In the end, it’s probably because professional sports fandom has a lot to do with finding some level of identity and value in connection with the success of a sports team. When I started becoming a Chiefs fan, I was working as a pastoral assistant (read: secretary). We also had some major car trouble and the pastoral assistant job wasn’t going to cut it. So I started throwing boxes for UPS from 2–8 AM before heading to the office. Although sweating it out unloading semi-trucks helped me lose some of the requisite seminary pudge, it was a hard job with few rewards. I was also transferring from a tiny, fundamentalist seminary to one of the fastest-growing seminaries in the United States. Becoming a Chiefs fan, probably, had something to do with wanting to be connected to something big and impressive, just like transferring from the tiny seminary to the well-known seminary with well-known professors had something to do with wanting a diploma from an impressive seminary that I would take pride in rather than from the small seminary that I was embarrassed and apologetic about attending.

Like the decision to transfer seminaries, the unconscious becoming a fan had multiple factors. Some of those factors were probably virtuous or, at least, sensible. One of the sensible factors was that the seminary I transferred to is in Kansas City, so it kind of made sense to cheer for the team that would later shut down the entire city for a post-Super Bowl win parade. The less-than-virtuous reality was that Kansas City became a place of exciting and impressive things that could be the greener grass for my otherwise mundane and unimpressive life. I valued (at least in part) these two connections to Kansas City because they made me feel like I was winning at life.

This attaching-identity-to-a-sports-team phenomena is really just a microcosm of finding identity in something or someone other than God that humans have been doing from shortly after the very beginning. The biblical way of terming this identity detachment from Christ and identity attachment to something other is idolatry. Of course, there is the standard kind of idolatry where temples are built, and idols are fashioned, but maybe that’s what happens with stadiums and million-dollar contracts and perfectly designed uniforms, and 4k flying cameras. The Bible has a lot to say about the first kind of idolatry, but I think it applies to the second kind of idolatry, too.
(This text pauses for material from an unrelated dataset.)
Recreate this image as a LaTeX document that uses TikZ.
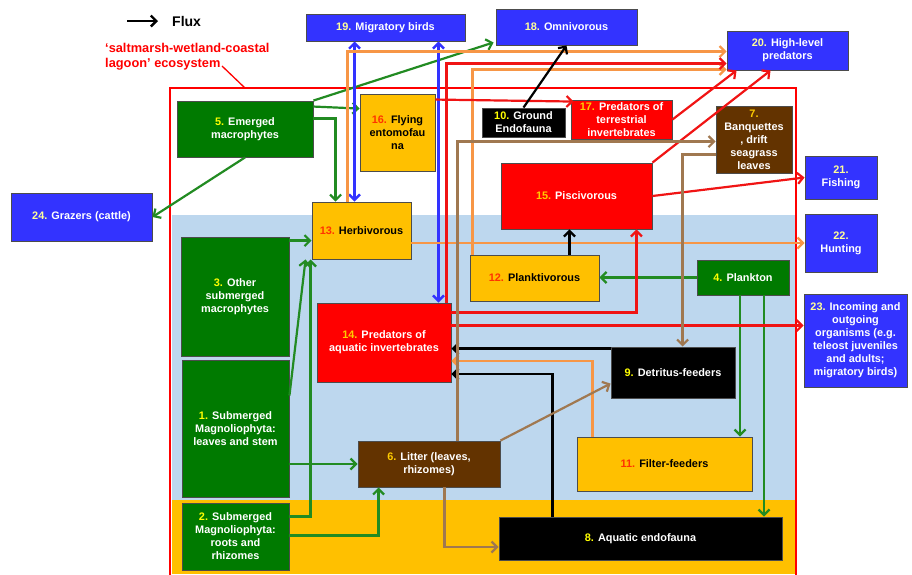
\documentclass[tikz,border=0pt]{standalone}
\usepackage{fontspec}
\setmainfont{Liberation Sans}
\usetikzlibrary{arrows.meta}
\definecolor{boxblue}{RGB}{51,51,255}
\definecolor{boxgreen}{RGB}{0,122,0}
\definecolor{boxyellow}{RGB}{255,192,0}
\definecolor{boxred}{RGB}{255,0,0}
\definecolor{boxbrown}{RGB}{99,51,0}
\definecolor{waterblue}{RGB}{189,215,238}
\definecolor{sedyellow}{RGB}{255,192,0}
\definecolor{flowgreen}{RGB}{34,139,34}
\definecolor{floworange}{RGB}{247,150,70}
\definecolor{flowred}{RGB}{240,20,20}
\definecolor{flowbrown}{RGB}{160,120,80}
\definecolor{numdark}{RGB}{255,255,0}
\definecolor{numyel}{RGB}{255,51,0}
\definecolor{numred}{RGB}{255,204,0}
\definecolor{numblue}{RGB}{255,255,153}
\newcommand{\nr}[2]{\textcolor{#1}{#2.}}
\tikzset{
    comp/.style={draw=black!70, line width=0.9pt, inner sep=1pt, align=center},
    bluebox/.style={comp, fill=boxblue, text=white},
    greenbox/.style={comp, fill=boxgreen, text=white},
    yelbox/.style={comp, fill=boxyellow, text=black},
    redbox/.style={comp, fill=boxred, text=white},
    brownbox/.style={comp, fill=boxbrown, text=white},
    blackbox/.style={comp, fill=black, text=white},
    flow/.style={line width=2.2pt, -{Straight Barb[length=5.5pt,width=11pt]}},
    gflow/.style={flow, flowgreen},
    oflow/.style={flow, floworange},
    rflow/.style={flow, flowred},
    kflow/.style={flow, black},
    nflow/.style={flow, flowbrown},
    bflow/.style={line width=2.4pt, boxblue, {Straight Barb[length=5.5pt,width=11pt]}-{Straight Barb[length=5.5pt,width=11pt]}}
}
\begin{document}
\begin{tikzpicture}[x=1pt, y=-1pt, font=\fontsize{10.9}{13}\selectfont\bfseries]
    \useasboundingbox (0,0) rectangle (912,574);
    \fill[waterblue] (172,215) rectangle (795,500);
    \fill[sedyellow] (172,500) rectangle (795,574);
    \draw[boxred, line width=1.8pt] (170,580) -- (170,88) -- (796,88) -- (796,580);

    \coordinate (fluxa) at (127,21);
    \coordinate (fluxb) at (158,21);
    \draw[kflow, line width=2.4pt] (fluxa) -- (fluxb);
    \node[anchor=west, inner sep=0pt, font=\fontsize{14}{16}\selectfont\bfseries] (flux) at (172,21) {Flux};
    \node[anchor=north west, inner sep=0pt, align=left, text=boxred, font=\fontsize{12.8}{15}\selectfont\bfseries] (eco) at (105,43) {`saltmarsh-wetland-coastal\\lagoon' ecosystem};
    \coordinate (ecoa) at (222,66);
    \coordinate (ecob) at (245,88);
    \draw[boxred, line width=1.3pt] (ecoa) -- (ecob);

    \node[bluebox, minimum width=159pt, minimum height=27pt] (mig) at (385.5,27.5) {\nr{numblue}{19} Migratory birds};
    \node[bluebox, minimum width=141pt, minimum height=36pt] (omn) at (566.5,27) {\nr{numblue}{18} Omnivorous};
    \node[bluebox, minimum width=121pt, minimum height=39pt] (hlp) at (787.5,50.5) {\nr{numblue}{20} High-level\\predators};
    \node[bluebox, minimum width=141pt, minimum height=48pt] (grz) at (81.5,217) {\nr{numblue}{24} Grazers (cattle)};
    \node[bluebox, minimum width=72pt, minimum height=43pt] (fsh) at (841,177.5) {\nr{numblue}{21}\\Fishing};
    \node[bluebox, minimum width=72pt, minimum height=58pt] (hun) at (841,243) {\nr{numblue}{22}\\Hunting};
    \node[bluebox, minimum width=103pt, minimum height=93pt] (inc) at (855.5,340.5) {\nr{numblue}{23} Incoming and\\outgoing\\organisms (e.g.\\teleost juveniles\\and adults;\\migratory birds)};

    \node[greenbox, minimum width=136pt, minimum height=56pt] (emg) at (245,129) {\nr{numdark}{5} Emerged\\macrophytes};
    \node[greenbox, minimum width=108pt, minimum height=119pt] (osm) at (235,296.5) {\nr{numdark}{3} Other\\submerged\\macrophytes};
    \node[greenbox, minimum width=107pt, minimum height=137pt] (sml) at (235.5,428.5) {\nr{numdark}{1} Submerged\\Magnoliophyta:\\leaves and stem};
    \node[greenbox, minimum width=107pt, minimum height=67pt] (smr) at (235.5,536.5) {\nr{numdark}{2} Submerged\\Magnoliophyta:\\roots and\\rhizomes};
    \node[greenbox, minimum width=92pt, minimum height=35pt] (plk) at (743,277.5) {\nr{numdark}{4} Plankton};

    \node[yelbox, minimum width=75pt, minimum height=77pt] (fly) at (397.5,132.5) {\nr{numyel}{16} Flying\\entomofau\\na};
    \node[yelbox, minimum width=99pt, minimum height=57pt] (herb) at (361.5,230.5) {\nr{numyel}{13} Herbivorous};
    \node[yelbox, minimum width=129pt, minimum height=46pt] (pkv) at (534.5,278) {\nr{numyel}{12} Planktivorous};
    \node[yelbox, minimum width=175pt, minimum height=54pt] (fil) at (664.5,464) {\nr{numyel}{11} Filter-feeders};

    \node[redbox, minimum width=134pt, minimum height=79pt] (pai) at (384,342.5) {\nr{numred}{14} Predators of\\aquatic invertebrates};
    \node[redbox, minimum width=151pt, minimum height=66pt] (pis) at (576.5,196) {\nr{numred}{15} Piscivorous};
    \node[redbox, minimum width=101pt, minimum height=39pt] (pti) at (621.5,119.5) {\nr{numred}{17} Predators of\\terrestrial\\invertebrates};

    \node[brownbox, minimum width=142pt, minimum height=46pt] (lit) at (429,464) {\nr{numred}{6} Litter (leaves,\\rhizomes)};
    \node[brownbox, minimum width=76pt, minimum height=67pt] (ban) at (754,139.5) {\nr{numred}{7}\\Banquettes\\, drift\\seagrass\\leaves};

    \node[blackbox, minimum width=283pt, minimum height=43pt] (aqe) at (640.5,538.5) {\nr{numdark}{8} Aquatic endofauna};
    \node[blackbox, minimum width=124pt, minimum height=51pt] (det) at (673,372.5) {\nr{numdark}{9} Detritus-feeders};
    \node[blackbox, minimum width=83pt, minimum height=29pt] (gre) at (523.5,122.5) {\nr{numdark}{10} Ground\\Endofauna};

    \draw[gflow] ([yshift=-6pt]emg.north east) -- ([yshift=-15pt]fly.north west);
    \draw[gflow] (emg.north east) -- ([xshift=-2pt,yshift=3pt]omn.south west);
    \draw[gflow] ([yshift=-18pt]emg.north east) -| ([xshift=24pt]herb.north west);
    \draw[gflow] (emg.south) -- (grz.east);
    \draw[gflow] ([yshift=-4pt]osm.north east) -- ([yshift=-39pt]herb.north west);
    \draw[gflow] ([yshift=33pt]sml.east) -- ([xshift=-6pt]herb.south west);
    \draw[gflow] ([yshift=-14pt]smr.north east) -| ([xshift=-1pt]herb.south west);
    \draw[gflow] (sml.east |- lit.west) -- (lit.west);
    \draw[gflow] ([yshift=-33pt]smr.north east) -| ([xshift=21pt]lit.south west);
    \draw[gflow] (plk.west) -- (plk.west -| pkv.east);
    \draw[gflow] ([xshift=-3pt]plk.south) -- ([xshift=-3pt]plk.south |- fil.north);
    \draw[gflow] ([xshift=21pt]plk.south) -- ([xshift=21pt]plk.south |- aqe.north);

    \draw[bflow] ([xshift=49pt]mig.south west) -- ([xshift=49pt]mig.south west |- herb.north);
    \draw[bflow] ([xshift=-27pt]mig.south east) -- ([xshift=-27pt]mig.south east |- pai.north);

    \draw[oflow] ([xshift=36pt]herb.north west) |- ([yshift=-21pt]hlp.north west);
    \draw[oflow] ([xshift=3pt]pkv.north west) |- ([yshift=1pt]hlp.south west);
    \draw[oflow] (hun.west -| herb.east) -- (hun.west);
    \draw[oflow] ([xshift=16pt]fil.north west) |- ([yshift=-18.5pt]pai.east);

    \draw[rflow] ([yshift=-10pt]pai.north east) -| ([xshift=-16pt]pis.south east);
    \draw[rflow] ([yshift=-23pt]pai.north east) -- ([yshift=-23pt]pai.north east -| inc.west);
    \draw[rflow] ([xshift=-5pt]pai.north east) |- ([yshift=-33pt]hlp.north west);
    \draw[rflow] ([yshift=-6pt]fly.north east) -- ([xshift=3pt,yshift=-2pt]pti.north west);
    \draw[rflow] (pti.east) -- ([xshift=10pt]hlp.south west);
    \draw[rflow] (pis.north east) -- ([xshift=44pt]hlp.south west);
    \draw[rflow] (pis.east) -- (fsh.west);

    \draw[kflow] (gre.north) -- (omn.south);
    \draw[kflow] ([xshift=35pt]pkv.north) -- ([xshift=35pt]pkv.north |- pis.south);
    \draw[kflow] ([yshift=-2pt]det.north west) -- ([yshift=-2pt]det.north west -| pai.east);
    \draw[kflow] ([xshift=54pt]aqe.north west) |- ([yshift=-31.5pt]pai.east);

    \draw[nflow] ([xshift=87pt]lit.south west) |- ([yshift=-8.5pt]aqe.west);
    \draw[nflow] (lit.north east) -- ([yshift=-37pt]det.north west);
    \draw[nflow] ([xshift=100pt]lit.north west) |- ([yshift=-36pt]ban.north west);
    \draw[nflow] ([yshift=-49pt]ban.north west) -| ([xshift=72pt]det.north west);
\end{tikzpicture}
\end{document}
I’m still going to cheer for the Kansas City Chiefs, even though I think that they might lose. I’m going to enjoy all of the reasons that it is fun to watch them play like the emotionless face of Andy Reid, the clever play designs, and Patrick Mahomes’s insanely weird yet successful maneuvering of the football. But I’m also going to try to be conscious that the Chiefs can’t give me a meaningful existence, regardless of how successful or impressive they are on the field. That will come from the Christ that I worship with fellow church members earlier that day. It will come from the times spend with friends watching the game and from my wife who (says that she) enjoys watching football with me. It will come from waking up on Monday morning, going to the office, and trying to be a faithful pastor at the small church that I love.